FRANKFORT, Ky. — Kentucky’s Democratic attorney general says the Republican governor’s plan to cut state spending by more than 17 percent would be illegal, prompting a rebuke from Gov. Matt Bevin in the latest chapter of the long-running feud between the two politicians.

Andy Beshear told reporters Tuesday that Bevin’s plan would break the law because it would use budget cuts to replenish the state’s savings account.

State economists have estimated Kentucky will have a $200 million shortfall when the fiscal year ends on June 30, 2018. But Bevin’s plan, announced Friday , would cut spending by $350 million to cover the estimated shortfall and put $150 million into the state’s savings account.

Beshear cited state law that says spending cuts cannot be more than a projected shortfall.

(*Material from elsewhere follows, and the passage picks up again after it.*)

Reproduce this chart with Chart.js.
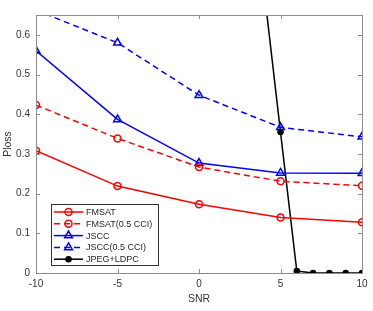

“I’m not questioning his intentions. I don’t disagree it’s nice to have money sitting in an account to help the bond rating,” Beshear said in a news conference at the state Capitol. “I’m just applying the law as it was passed by the General Assembly. In the end the law is the law and it is my job to enforce it.”

Beshear’s comments prompted a spirited response from Bevin, who told WHAS radio that Beshear was “never a good attorney” and said he “would defy anybody to show me he had the true qualifications to do this job.”

“He’s just literally in over his head. He doesn’t understand what running state government looks like,” Bevin said. “It would be ridiculously inappropriate of us as a state to have not one cent in reserve.”

Beshear has challenged Bevin’s spending decisions in the past. Last year, the state Supreme Court ruled Bevin broke the law when he ordered spending cuts at public colleges and universities without the approval of the state legislature and ordered him to give the money back. It was the first of four lawsuits Beshear has filed against Bevin’s use of executive authority. Three lawsuits are still pending.

Tuesday, Bevin told WHAS radio that he doesn’t care what Beshear says because “this is the same attorney general who has an issue with pretty much everything we do.”

Beshear is a potential Democratic candidate for governor in 2019 when Bevin could run for re-election. He began Tuesday’s news conference by saying he was “not here to attack anyone or to continue any perceived feud.” But he noted the budget cuts would have severe impacts, noting state prosecutors were facing a nearly $16 million cut.

“We have county attorneys that only have one part-time receptionist. When they go to court, the office closes,” he said.

Asked Tuesday if he plans to sue Bevin if he tries to implement his spending plan, Beshear said “surely we won’t have to.”

“After seeing this law, surely the budget director and the governor will say we are bound by the explicit mandate of the General Assembly,” Beshear said.